INNOVATION IN MEDIA SINCE 1891
On its very first day, Stanford had a newspaper. The opening on October 1891 saw the start of the monthly Palo Alto, whose prospectus noted it was likely “the only college paper ever started simultaneously with the opening of a great university.” The first student body meeting in October 1891 generated a committee on the formation of a university paper, which led to the release of the bi-weekly Sequoia in December 1891. In 1892 a student newspaper entitled the Daily Palo Alto was founded, which eventually became the Stanford Daily. By 1893, students writing for the Daily could get credit for their published work as part of English 8 (advanced composition).

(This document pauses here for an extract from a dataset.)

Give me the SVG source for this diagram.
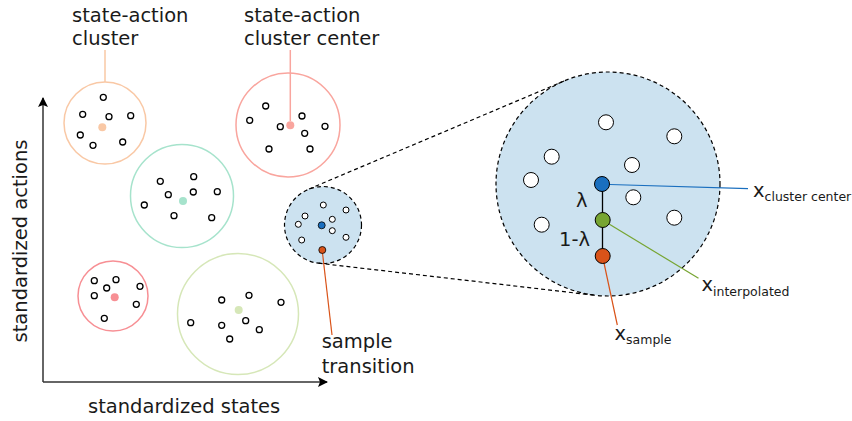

1910 saw the first Stanford course focused directly on journalism, an English class entitled “News Writing.” Since then, more than 210 people have been listed as journalism or communication faculty at Stanford. The technologies that convey stories have changed over time, from print to broadcast, from Internet to mobile, to the coming world of virtual reality. A constant theme in Stanford journalism classes is the drive to tell stories that hold institutions accountable.
The 2016 McClatchy Symposium celebrated 125 Years of Journalism at Stanford. This companion website allows you to explore the history of journalism at Stanford by decade, see a snapshot of the many different parts of campus today involved in journalism, and take part in charting the future through the development of grand challenges in journalism and computation.